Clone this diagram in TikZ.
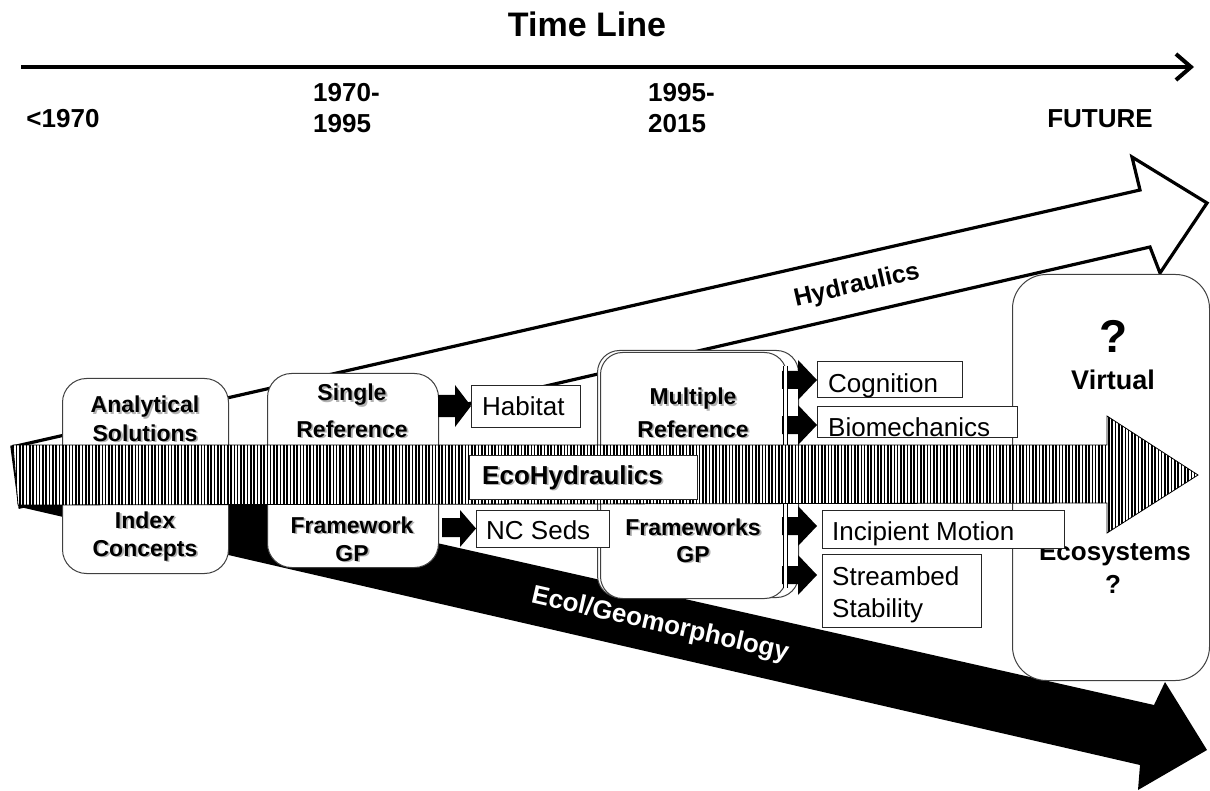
\documentclass[tikz,border=0pt]{standalone}
\usepackage{fontspec}
\setmainfont{Liberation Sans}
\usetikzlibrary{arrows.meta,patterns.meta}
\newcommand\setfs[1]{\fontsize{#1pt}{#1pt}\selectfont}
\newcommand\shtext[1]{\leavevmode\rlap{\hspace{1.8pt}\raisebox{-1.8pt}{\color{black!30}#1}}#1}
\newcommand\shlbl[4]{\node[lbl] (#1) at (#2,#3) {\shtext{#4}};}
\tikzset{
  lbl/.style={font=\bfseries\setfs{23}, inner sep=0pt, anchor=base},
  yr/.style={font=\bfseries\setfs{26}, inner sep=0pt},
  txt/.style={font=\setfs{26}, inner sep=0pt, anchor=base west},
  big/.style={font=\bfseries\setfs{27}, inner sep=0pt, anchor=base},
  tbox/.style={draw=black!85, line width=1.1pt, fill=white, inner sep=0pt, anchor=north west},
  rbox/.style={draw=black!75, line width=1pt, fill=white, rounded corners=24pt, inner sep=0pt, anchor=north west},
  blk/.style={fill=black},
}
\begin{document}
\begin{tikzpicture}[x=1pt,y=-1pt]
\useasboundingbox (0,0) rectangle (1210,791);
\fill[white] (0,0) rectangle (1210,791);

% title and time line
\node[font=\bfseries\setfs{34}, inner sep=0pt, anchor=base] (title) at (587,37) {Time Line};
\coordinate (tl0) at (21,67);
\coordinate (tl1) at (1194,67);
\draw[line width=4pt, -{Straight Barb[length=15pt,width=26pt]}] (tl0) -- (tl1);

\node[yr, anchor=base] (y0) at (63,128) {<1970};
\node[yr, anchor=base west] (y1a) at (313,102) {1970-};
\node[yr, anchor=base west] (y1b) at (313,133) {1995};
\node[yr, anchor=base west] (y2a) at (648,102) {1995-};
\node[yr, anchor=base west] (y2b) at (648,133) {2015};
\node[yr, anchor=base] (y3) at (1100,128) {FUTURE};

% Hydraulics arrow
\draw[line width=3.2pt, fill=white, line join=miter]
  (12,447) -- (1140,190) -- (1132,157) -- (1207,203) -- (1160,273) -- (1150,247) -- (20,507) -- cycle;
% Ecol/Geomorphology arrow
\fill[black]
  (12,447) -- (1154,705) -- (1165,682) -- (1207,750) -- (1138,790) -- (1140,765) -- (20,507) -- cycle;

% rounded boxes
\node[rbox, minimum width=166pt, minimum height=195pt] (ana) at (62,378) {};
\node[rbox, minimum width=171pt, minimum height=194pt] (sin) at (267,373) {};
\node[rbox, rounded corners=22pt, minimum width=201pt, minimum height=247pt] (mulb) at (597,350) {};
\node[rbox, rounded corners=22pt, minimum width=186pt, minimum height=246pt] (mul) at (600,352) {};
\node[rbox, rounded corners=34pt, minimum width=197pt, minimum height=406pt] (vir) at (1012,274) {};

% texts of the big box
\node[font=\bfseries\setfs{46}, inner sep=0pt, anchor=base] (q1) at (1114,353) {?};
\node[big] (virt) at (1113,390) {Virtual};
\node[big, font=\bfseries\setfs{26}] (ecos) at (1115,560) {Ecosystems};
\node[big, font=\bfseries\setfs{26}] (q2) at (1113,593) {?};

% small block arrows
\fill[blk] (438,395) -- (455,395) -- (455,385) -- (471,406) -- (455,427) -- (455,417) -- (438,417) -- cycle;
\fill[blk] (442,518) -- (460,518) -- (460,510) -- (476,528.5) -- (460,547) -- (460,537) -- (442,537) -- cycle;
\foreach \c in {380,425,526,575}{
  \fill[blk] (782,\c-9) -- (798,\c-9) -- (798,\c-20) -- (817,\c) -- (798,\c+20) -- (798,\c+9) -- (782,\c+9) -- cycle;
}
\draw[line width=0.8pt, double=white, double distance=2.6pt] (785.5,366) -- (785.5,588);

% text boxes
\node[tbox, minimum width=109pt, minimum height=42pt] (hab) at (471,385) {};
\node[tbox, minimum width=133pt, minimum height=37pt] (ncs) at (476,510) {};
\node[tbox, minimum width=145pt, minimum height=36pt] (cog) at (817,361) {};
\node[tbox, minimum width=200pt, minimum height=31pt] (bio) at (817,406) {};
\node[tbox, minimum width=242pt, minimum height=38pt] (inc) at (822,510) {};
\node[tbox, minimum width=159pt, minimum height=73pt] (str) at (822,554) {};

\node[txt] (habt) at (482,415) {Habitat};
\node[txt] (ncst) at (486,539) {NC Seds};
\node[txt] (cogt) at (828,392) {Cognition};
\node[txt] (biot) at (828,436) {Biomechanics};
\node[txt] (inct) at (832,540) {Incipient Motion};
\node[txt] (strt1) at (832,585) {Streambed};
\node[txt] (strt2) at (832,617) {Stability};

% EcoHydraulics band
\draw[line width=0.8pt, preaction={fill=white}, pattern={Lines[angle=90,distance=3.3pt,line width=1.6pt]}]
  (13,445) -- (1107,445) -- (1107,416) -- (1198,475) -- (1107,533) -- (1107,503) -- (18,505) -- cycle;
\node[tbox, line width=1pt, minimum width=228pt, minimum height=44pt] (ehbox) at (469,455) {};
\node[lbl, anchor=base west, font=\bfseries\setfs{26}] (eh) at (482,484) {\shtext{EcoHydraulics}};

% box labels
\shlbl{ana1}{145}{413}{Analytical}
\shlbl{ana2}{145}{441}{Solutions}
\shlbl{ind1}{145}{528}{Index}
\shlbl{ind2}{145}{556}{Concepts}
\shlbl{sin1}{352}{401}{Single}
\shlbl{sin2}{352}{437}{Reference}
\shlbl{fr1}{352}{533}{Framework}
\shlbl{fr2}{352}{561}{GP}
\shlbl{mul1}{693}{405}{Multiple}
\shlbl{mul2}{693}{437}{Reference}
\shlbl{frs1}{693}{535}{Frameworks}
\shlbl{frs2}{693}{562}{GP}

% arrow labels
\node[font=\bfseries\setfs{25}, rotate=12.8, inner sep=0pt] (hyd) at (857,286) {Hydraulics};
\node[font=\bfseries\setfs{26}, text=white, rotate=-12.8, inner sep=0pt] (eco) at (660,625) {Ecol/Geomorphology};
\end{tikzpicture}
\end{document}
----
### Description of the task
Omit every picture, then repeat the remaining data exactly as it appears above.

### Written reply
Clone this diagram in TikZ.
\documentclass[tikz,border=0pt]{standalone}
\usepackage{fontspec}
\setmainfont{Liberation Sans}
\usetikzlibrary{arrows.meta,patterns.meta}
\newcommand\setfs[1]{\fontsize{#1pt}{#1pt}\selectfont}
\newcommand\shtext[1]{\leavevmode\rlap{\hspace{1.8pt}\raisebox{-1.8pt}{\color{black!30}#1}}#1}
\newcommand\shlbl[4]{\node[lbl] (#1) at (#2,#3) {\shtext{#4}};}
\tikzset{
  lbl/.style={font=\bfseries\setfs{23}, inner sep=0pt, anchor=base},
  yr/.style={font=\bfseries\setfs{26}, inner sep=0pt},
  txt/.style={font=\setfs{26}, inner sep=0pt, anchor=base west},
  big/.style={font=\bfseries\setfs{27}, inner sep=0pt, anchor=base},
  tbox/.style={draw=black!85, line width=1.1pt, fill=white, inner sep=0pt, anchor=north west},
  rbox/.style={draw=black!75, line width=1pt, fill=white, rounded corners=24pt, inner sep=0pt, anchor=north west},
  blk/.style={fill=black},
}
\begin{document}
\begin{tikzpicture}[x=1pt,y=-1pt]
\useasboundingbox (0,0) rectangle (1210,791);
\fill[white] (0,0) rectangle (1210,791);

% title and time line
\node[font=\bfseries\setfs{34}, inner sep=0pt, anchor=base] (title) at (587,37) {Time Line};
\coordinate (tl0) at (21,67);
\coordinate (tl1) at (1194,67);
\draw[line width=4pt, -{Straight Barb[length=15pt,width=26pt]}] (tl0) -- (tl1);

\node[yr, anchor=base] (y0) at (63,128) {<1970};
\node[yr, anchor=base west] (y1a) at (313,102) {1970-};
\node[yr, anchor=base west] (y1b) at (313,133) {1995};
\node[yr, anchor=base west] (y2a) at (648,102) {1995-};
\node[yr, anchor=base west] (y2b) at (648,133) {2015};
\node[yr, anchor=base] (y3) at (1100,128) {FUTURE};

% Hydraulics arrow
\draw[line width=3.2pt, fill=white, line join=miter]
  (12,447) -- (1140,190) -- (1132,157) -- (1207,203) -- (1160,273) -- (1150,247) -- (20,507) -- cycle;
% Ecol/Geomorphology arrow
\fill[black]
  (12,447) -- (1154,705) -- (1165,682) -- (1207,750) -- (1138,790) -- (1140,765) -- (20,507) -- cycle;

% rounded boxes
\node[rbox, minimum width=166pt, minimum height=195pt] (ana) at (62,378) {};
\node[rbox, minimum width=171pt, minimum height=194pt] (sin) at (267,373) {};
\node[rbox, rounded corners=22pt, minimum width=201pt, minimum height=247pt] (mulb) at (597,350) {};
\node[rbox, rounded corners=22pt, minimum width=186pt, minimum height=246pt] (mul) at (600,352) {};
\node[rbox, rounded corners=34pt, minimum width=197pt, minimum height=406pt] (vir) at (1012,274) {};

% texts of the big box
\node[font=\bfseries\setfs{46}, inner sep=0pt, anchor=base] (q1) at (1114,353) {?};
\node[big] (virt) at (1113,390) {Virtual};
\node[big, font=\bfseries\setfs{26}] (ecos) at (1115,560) {Ecosystems};
\node[big, font=\bfseries\setfs{26}] (q2) at (1113,593) {?};

% small block arrows
\fill[blk] (438,395) -- (455,395) -- (455,385) -- (471,406) -- (455,427) -- (455,417) -- (438,417) -- cycle;
\fill[blk] (442,518) -- (460,518) -- (460,510) -- (476,528.5) -- (460,547) -- (460,537) -- (442,537) -- cycle;
\foreach \c in {380,425,526,575}{
  \fill[blk] (782,\c-9) -- (798,\c-9) -- (798,\c-20) -- (817,\c) -- (798,\c+20) -- (798,\c+9) -- (782,\c+9) -- cycle;
}
\draw[line width=0.8pt, double=white, double distance=2.6pt] (785.5,366) -- (785.5,588);

% text boxes
\node[tbox, minimum width=109pt, minimum height=42pt] (hab) at (471,385) {};
\node[tbox, minimum width=133pt, minimum height=37pt] (ncs) at (476,510) {};
\node[tbox, minimum width=145pt, minimum height=36pt] (cog) at (817,361) {};
\node[tbox, minimum width=200pt, minimum height=31pt] (bio) at (817,406) {};
\node[tbox, minimum width=242pt, minimum height=38pt] (inc) at (822,510) {};
\node[tbox, minimum width=159pt, minimum height=73pt] (str) at (822,554) {};

\node[txt] (habt) at (482,415) {Habitat};
\node[txt] (ncst) at (486,539) {NC Seds};
\node[txt] (cogt) at (828,392) {Cognition};
\node[txt] (biot) at (828,436) {Biomechanics};
\node[txt] (inct) at (832,540) {Incipient Motion};
\node[txt] (strt1) at (832,585) {Streambed};
\node[txt] (strt2) at (832,617) {Stability};

% EcoHydraulics band
\draw[line width=0.8pt, preaction={fill=white}, pattern={Lines[angle=90,distance=3.3pt,line width=1.6pt]}]
  (13,445) -- (1107,445) -- (1107,416) -- (1198,475) -- (1107,533) -- (1107,503) -- (18,505) -- cycle;
\node[tbox, line width=1pt, minimum width=228pt, minimum height=44pt] (ehbox) at (469,455) {};
\node[lbl, anchor=base west, font=\bfseries\setfs{26}] (eh) at (482,484) {\shtext{EcoHydraulics}};

% box labels
\shlbl{ana1}{145}{413}{Analytical}
\shlbl{ana2}{145}{441}{Solutions}
\shlbl{ind1}{145}{528}{Index}
\shlbl{ind2}{145}{556}{Concepts}
\shlbl{sin1}{352}{401}{Single}
\shlbl{sin2}{352}{437}{Reference}
\shlbl{fr1}{352}{533}{Framework}
\shlbl{fr2}{352}{561}{GP}
\shlbl{mul1}{693}{405}{Multiple}
\shlbl{mul2}{693}{437}{Reference}
\shlbl{frs1}{693}{535}{Frameworks}
\shlbl{frs2}{693}{562}{GP}

% arrow labels
\node[font=\bfseries\setfs{25}, rotate=12.8, inner sep=0pt] (hyd) at (857,286) {Hydraulics};
\node[font=\bfseries\setfs{26}, text=white, rotate=-12.8, inner sep=0pt] (eco) at (660,625) {Ecol/Geomorphology};
\end{tikzpicture}
\end{document}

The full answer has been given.